(Figure scripts)
★ ★ ★ ★ ★

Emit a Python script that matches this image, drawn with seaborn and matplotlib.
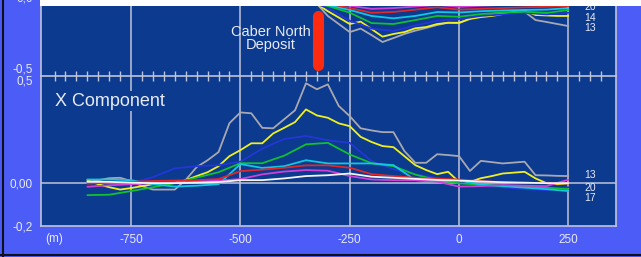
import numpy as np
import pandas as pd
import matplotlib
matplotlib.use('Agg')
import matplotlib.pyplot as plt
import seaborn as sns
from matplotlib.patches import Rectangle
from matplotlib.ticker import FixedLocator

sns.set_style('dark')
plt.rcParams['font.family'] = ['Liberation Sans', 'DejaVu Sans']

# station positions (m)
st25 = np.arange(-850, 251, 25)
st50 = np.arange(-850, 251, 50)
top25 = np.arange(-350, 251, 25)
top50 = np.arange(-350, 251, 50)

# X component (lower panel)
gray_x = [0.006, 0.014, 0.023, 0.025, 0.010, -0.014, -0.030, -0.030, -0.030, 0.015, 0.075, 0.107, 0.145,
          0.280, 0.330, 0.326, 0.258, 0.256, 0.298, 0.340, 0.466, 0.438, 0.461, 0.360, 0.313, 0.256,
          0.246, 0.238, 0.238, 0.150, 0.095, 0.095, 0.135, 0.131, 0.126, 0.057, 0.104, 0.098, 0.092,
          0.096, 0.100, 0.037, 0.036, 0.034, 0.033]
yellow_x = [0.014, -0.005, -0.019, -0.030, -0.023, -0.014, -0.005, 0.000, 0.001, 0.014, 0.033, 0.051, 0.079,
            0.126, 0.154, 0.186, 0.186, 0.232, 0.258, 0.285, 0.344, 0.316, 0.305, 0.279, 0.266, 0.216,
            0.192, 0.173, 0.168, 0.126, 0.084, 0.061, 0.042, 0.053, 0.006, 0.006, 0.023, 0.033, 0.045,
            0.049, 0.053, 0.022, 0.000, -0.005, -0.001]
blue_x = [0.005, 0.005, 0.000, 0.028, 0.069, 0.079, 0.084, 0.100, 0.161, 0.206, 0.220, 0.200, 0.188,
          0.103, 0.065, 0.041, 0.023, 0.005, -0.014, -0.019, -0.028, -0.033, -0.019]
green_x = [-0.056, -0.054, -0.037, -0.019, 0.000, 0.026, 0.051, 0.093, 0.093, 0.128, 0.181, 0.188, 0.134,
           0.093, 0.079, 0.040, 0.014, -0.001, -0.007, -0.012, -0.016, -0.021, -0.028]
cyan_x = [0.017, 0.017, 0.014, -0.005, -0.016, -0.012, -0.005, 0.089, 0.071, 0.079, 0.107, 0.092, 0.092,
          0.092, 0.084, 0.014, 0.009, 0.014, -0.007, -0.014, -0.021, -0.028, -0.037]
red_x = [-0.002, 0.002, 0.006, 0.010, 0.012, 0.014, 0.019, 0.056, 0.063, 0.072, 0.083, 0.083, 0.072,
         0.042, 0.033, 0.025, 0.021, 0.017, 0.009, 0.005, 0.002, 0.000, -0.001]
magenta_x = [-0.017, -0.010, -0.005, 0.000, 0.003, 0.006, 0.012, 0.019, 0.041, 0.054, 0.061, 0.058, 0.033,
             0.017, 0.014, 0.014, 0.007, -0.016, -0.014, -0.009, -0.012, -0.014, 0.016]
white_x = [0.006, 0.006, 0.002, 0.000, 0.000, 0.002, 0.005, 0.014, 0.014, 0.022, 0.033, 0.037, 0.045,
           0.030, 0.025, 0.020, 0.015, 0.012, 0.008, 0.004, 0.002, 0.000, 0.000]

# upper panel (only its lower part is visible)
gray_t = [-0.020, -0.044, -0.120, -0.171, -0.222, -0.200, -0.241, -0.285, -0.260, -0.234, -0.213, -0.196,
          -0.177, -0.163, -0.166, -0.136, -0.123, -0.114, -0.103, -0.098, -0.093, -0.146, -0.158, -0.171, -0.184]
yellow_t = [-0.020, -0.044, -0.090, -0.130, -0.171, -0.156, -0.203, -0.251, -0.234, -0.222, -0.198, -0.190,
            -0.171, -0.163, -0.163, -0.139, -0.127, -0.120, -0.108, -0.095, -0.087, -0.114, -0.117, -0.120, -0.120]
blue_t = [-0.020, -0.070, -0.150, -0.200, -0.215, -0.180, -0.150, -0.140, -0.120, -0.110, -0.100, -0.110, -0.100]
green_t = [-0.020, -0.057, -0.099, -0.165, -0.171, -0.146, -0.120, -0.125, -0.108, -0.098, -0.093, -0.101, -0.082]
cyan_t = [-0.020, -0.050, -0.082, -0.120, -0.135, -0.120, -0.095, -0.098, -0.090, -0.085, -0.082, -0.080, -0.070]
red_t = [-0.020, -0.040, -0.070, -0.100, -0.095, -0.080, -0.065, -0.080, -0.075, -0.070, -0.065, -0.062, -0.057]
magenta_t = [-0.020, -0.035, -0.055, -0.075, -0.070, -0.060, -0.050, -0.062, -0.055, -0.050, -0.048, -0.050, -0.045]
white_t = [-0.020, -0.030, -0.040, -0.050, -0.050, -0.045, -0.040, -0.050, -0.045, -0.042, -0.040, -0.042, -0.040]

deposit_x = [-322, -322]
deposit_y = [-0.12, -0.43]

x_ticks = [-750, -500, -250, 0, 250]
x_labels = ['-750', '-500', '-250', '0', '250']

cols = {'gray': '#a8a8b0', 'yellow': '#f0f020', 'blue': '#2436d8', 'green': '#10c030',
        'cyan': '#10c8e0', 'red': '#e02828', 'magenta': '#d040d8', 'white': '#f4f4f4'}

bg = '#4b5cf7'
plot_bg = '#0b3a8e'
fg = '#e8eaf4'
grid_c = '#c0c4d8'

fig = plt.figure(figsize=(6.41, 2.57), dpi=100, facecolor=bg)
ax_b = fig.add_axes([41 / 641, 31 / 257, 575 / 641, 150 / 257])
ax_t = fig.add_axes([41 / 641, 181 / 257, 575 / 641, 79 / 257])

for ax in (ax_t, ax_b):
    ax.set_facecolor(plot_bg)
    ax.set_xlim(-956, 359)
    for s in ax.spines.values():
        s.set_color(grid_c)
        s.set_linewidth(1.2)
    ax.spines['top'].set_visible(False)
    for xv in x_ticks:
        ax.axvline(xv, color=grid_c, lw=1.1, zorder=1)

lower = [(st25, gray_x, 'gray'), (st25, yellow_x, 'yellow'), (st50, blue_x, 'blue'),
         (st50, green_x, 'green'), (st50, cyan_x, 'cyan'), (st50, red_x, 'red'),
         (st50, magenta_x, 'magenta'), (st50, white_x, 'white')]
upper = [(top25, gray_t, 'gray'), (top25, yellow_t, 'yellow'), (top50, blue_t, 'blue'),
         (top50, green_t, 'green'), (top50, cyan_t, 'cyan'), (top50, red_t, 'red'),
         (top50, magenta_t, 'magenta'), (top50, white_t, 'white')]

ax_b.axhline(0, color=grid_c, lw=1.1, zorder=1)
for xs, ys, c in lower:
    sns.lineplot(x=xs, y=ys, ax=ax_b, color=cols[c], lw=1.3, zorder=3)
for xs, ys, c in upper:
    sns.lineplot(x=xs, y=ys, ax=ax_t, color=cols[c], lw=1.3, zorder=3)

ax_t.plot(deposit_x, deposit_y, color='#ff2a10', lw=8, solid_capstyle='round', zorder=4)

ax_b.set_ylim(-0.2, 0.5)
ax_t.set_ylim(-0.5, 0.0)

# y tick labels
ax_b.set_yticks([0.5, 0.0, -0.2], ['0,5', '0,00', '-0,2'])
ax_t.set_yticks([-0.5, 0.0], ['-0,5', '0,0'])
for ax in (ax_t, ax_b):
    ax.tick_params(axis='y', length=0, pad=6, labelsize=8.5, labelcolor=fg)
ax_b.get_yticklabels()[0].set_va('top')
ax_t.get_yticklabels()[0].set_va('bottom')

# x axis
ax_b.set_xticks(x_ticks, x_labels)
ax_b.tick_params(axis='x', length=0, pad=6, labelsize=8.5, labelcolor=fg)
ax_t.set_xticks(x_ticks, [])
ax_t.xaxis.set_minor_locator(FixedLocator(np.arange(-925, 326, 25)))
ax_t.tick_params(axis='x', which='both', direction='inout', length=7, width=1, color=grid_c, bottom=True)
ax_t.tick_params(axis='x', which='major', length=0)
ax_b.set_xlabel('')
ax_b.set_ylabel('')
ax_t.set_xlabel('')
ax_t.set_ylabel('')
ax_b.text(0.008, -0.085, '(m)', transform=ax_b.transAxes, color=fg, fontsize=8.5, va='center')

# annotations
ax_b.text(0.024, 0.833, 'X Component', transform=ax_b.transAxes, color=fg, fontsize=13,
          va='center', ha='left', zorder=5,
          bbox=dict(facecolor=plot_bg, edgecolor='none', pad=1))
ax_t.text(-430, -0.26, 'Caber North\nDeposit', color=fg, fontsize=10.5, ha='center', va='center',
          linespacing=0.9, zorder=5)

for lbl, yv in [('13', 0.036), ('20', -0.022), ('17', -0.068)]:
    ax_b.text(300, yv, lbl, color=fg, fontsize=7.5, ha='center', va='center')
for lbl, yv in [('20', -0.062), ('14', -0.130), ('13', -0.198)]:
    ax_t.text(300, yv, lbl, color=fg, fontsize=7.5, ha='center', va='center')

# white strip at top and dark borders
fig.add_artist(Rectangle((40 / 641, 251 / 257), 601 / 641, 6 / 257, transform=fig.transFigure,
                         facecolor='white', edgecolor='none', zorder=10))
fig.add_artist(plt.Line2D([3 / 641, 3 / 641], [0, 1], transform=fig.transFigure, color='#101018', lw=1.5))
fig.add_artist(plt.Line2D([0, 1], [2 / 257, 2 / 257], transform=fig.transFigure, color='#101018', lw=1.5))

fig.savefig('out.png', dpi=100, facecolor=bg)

★ ★ ★ ★ ★

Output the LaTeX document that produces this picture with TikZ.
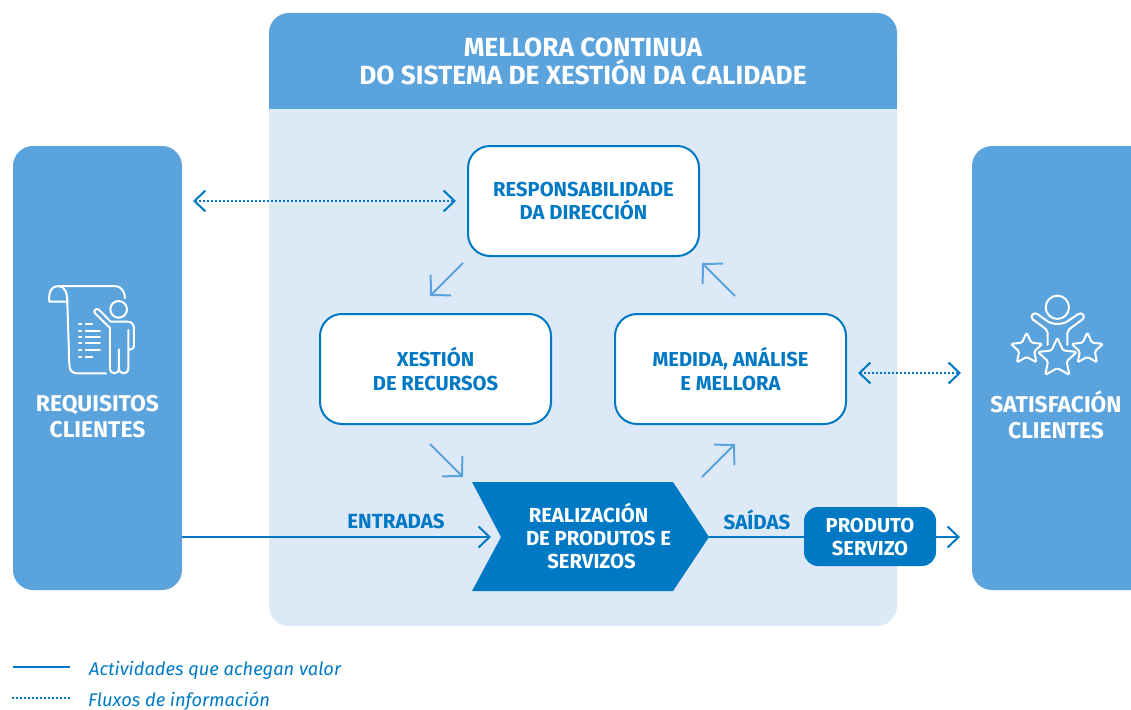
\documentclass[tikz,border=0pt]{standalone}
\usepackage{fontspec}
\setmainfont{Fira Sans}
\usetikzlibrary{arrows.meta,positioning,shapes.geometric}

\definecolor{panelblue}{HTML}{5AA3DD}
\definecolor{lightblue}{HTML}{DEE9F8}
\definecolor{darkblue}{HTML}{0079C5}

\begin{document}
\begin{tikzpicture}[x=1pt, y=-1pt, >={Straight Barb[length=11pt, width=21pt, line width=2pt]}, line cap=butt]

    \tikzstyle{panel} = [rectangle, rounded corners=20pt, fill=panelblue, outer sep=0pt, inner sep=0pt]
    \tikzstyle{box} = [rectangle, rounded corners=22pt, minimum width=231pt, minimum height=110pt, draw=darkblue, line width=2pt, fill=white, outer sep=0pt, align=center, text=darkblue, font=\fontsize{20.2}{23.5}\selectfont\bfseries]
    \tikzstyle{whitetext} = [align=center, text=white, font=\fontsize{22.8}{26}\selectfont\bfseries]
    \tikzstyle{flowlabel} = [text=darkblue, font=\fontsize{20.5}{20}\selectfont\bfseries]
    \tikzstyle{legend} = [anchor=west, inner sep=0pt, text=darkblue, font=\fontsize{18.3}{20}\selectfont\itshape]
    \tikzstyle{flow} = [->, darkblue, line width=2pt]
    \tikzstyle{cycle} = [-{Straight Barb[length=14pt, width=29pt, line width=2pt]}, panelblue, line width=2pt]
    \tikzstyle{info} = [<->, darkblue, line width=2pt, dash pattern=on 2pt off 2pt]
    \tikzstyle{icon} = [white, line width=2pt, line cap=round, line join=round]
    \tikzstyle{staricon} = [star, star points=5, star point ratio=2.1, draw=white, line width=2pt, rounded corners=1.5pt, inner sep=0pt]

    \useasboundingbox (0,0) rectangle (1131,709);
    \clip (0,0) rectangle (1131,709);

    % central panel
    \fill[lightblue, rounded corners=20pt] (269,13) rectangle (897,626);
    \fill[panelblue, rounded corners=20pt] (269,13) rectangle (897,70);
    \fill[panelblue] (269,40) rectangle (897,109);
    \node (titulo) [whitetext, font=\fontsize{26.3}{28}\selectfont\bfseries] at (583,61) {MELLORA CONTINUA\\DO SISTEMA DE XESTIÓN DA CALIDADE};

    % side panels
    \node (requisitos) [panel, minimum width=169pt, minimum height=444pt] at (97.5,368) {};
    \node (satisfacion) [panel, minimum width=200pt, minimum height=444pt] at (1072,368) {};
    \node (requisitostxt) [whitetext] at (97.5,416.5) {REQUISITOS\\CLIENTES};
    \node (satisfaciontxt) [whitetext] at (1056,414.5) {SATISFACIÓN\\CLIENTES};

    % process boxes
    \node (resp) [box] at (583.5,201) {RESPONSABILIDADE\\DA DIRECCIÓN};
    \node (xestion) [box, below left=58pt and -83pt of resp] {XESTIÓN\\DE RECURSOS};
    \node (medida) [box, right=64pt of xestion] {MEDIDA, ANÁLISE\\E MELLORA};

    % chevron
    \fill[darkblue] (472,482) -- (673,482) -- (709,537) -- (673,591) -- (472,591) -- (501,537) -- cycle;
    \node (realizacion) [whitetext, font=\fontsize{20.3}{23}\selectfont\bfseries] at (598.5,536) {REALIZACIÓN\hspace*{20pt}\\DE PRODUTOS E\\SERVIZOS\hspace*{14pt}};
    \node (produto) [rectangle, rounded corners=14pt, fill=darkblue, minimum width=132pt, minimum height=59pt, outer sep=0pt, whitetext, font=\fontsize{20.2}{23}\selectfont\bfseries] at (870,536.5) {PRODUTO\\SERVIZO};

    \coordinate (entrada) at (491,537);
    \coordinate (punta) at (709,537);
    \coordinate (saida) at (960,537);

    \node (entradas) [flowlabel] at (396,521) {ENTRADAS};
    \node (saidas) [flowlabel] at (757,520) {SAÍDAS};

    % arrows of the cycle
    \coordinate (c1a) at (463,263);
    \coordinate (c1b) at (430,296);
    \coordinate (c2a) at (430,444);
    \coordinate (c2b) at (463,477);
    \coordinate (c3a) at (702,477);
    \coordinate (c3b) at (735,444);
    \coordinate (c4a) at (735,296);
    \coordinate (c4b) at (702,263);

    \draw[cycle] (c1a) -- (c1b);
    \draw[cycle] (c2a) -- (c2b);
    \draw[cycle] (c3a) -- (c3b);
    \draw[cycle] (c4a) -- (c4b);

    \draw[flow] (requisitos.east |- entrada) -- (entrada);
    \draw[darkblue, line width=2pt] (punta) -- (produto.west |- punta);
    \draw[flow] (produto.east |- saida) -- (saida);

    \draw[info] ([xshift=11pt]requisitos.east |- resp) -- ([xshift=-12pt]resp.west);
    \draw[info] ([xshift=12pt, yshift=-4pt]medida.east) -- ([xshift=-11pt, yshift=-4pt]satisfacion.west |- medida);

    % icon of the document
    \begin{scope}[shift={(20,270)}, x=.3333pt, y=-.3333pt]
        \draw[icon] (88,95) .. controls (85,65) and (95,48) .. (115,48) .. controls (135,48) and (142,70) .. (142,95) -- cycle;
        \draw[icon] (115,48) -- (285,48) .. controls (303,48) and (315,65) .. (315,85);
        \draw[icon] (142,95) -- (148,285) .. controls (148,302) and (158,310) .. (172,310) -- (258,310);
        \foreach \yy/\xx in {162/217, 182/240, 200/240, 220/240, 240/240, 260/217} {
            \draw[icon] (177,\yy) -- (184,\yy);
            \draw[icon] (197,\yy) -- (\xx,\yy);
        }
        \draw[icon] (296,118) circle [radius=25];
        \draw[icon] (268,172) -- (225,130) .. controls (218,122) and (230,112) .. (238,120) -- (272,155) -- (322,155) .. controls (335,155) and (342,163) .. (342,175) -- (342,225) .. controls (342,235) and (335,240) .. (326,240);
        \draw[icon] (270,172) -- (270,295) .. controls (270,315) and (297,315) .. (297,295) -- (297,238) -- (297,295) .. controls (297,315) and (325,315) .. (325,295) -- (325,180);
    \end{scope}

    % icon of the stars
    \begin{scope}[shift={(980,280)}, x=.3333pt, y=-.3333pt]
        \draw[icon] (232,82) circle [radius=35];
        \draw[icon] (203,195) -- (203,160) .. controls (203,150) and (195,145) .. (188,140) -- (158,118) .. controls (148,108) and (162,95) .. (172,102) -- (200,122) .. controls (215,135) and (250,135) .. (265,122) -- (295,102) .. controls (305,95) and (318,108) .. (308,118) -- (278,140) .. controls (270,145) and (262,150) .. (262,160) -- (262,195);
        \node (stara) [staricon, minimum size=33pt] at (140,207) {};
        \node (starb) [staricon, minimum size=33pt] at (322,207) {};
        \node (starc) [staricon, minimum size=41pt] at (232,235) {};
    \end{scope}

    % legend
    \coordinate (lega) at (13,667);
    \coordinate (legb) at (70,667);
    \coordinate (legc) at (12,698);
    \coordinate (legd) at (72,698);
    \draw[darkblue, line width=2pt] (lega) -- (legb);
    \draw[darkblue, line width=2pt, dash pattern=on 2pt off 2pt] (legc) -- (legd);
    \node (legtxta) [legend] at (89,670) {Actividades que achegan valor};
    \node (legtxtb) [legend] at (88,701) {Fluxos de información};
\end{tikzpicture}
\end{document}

★ ★ ★ ★ ★

● Request
Your task is to reproduce only the lines from the one with "Emit a Python" through the one with "top50 = np.arange(-350, 251, 50)", keeping both ends. Skip every picture.

● Task answer
Emit a Python script that matches this image, drawn with seaborn and matplotlib.
import numpy as np
import pandas as pd
import matplotlib
matplotlib.use('Agg')
import matplotlib.pyplot as plt
import seaborn as sns
from matplotlib.patches import Rectangle
from matplotlib.ticker import FixedLocator

sns.set_style('dark')
plt.rcParams['font.family'] = ['Liberation Sans', 'DejaVu Sans']

# station positions (m)
st25 = np.arange(-850, 251, 25)
st50 = np.arange(-850, 251, 50)
top25 = np.arange(-350, 251, 25)
top50 = np.arange(-350, 251, 50)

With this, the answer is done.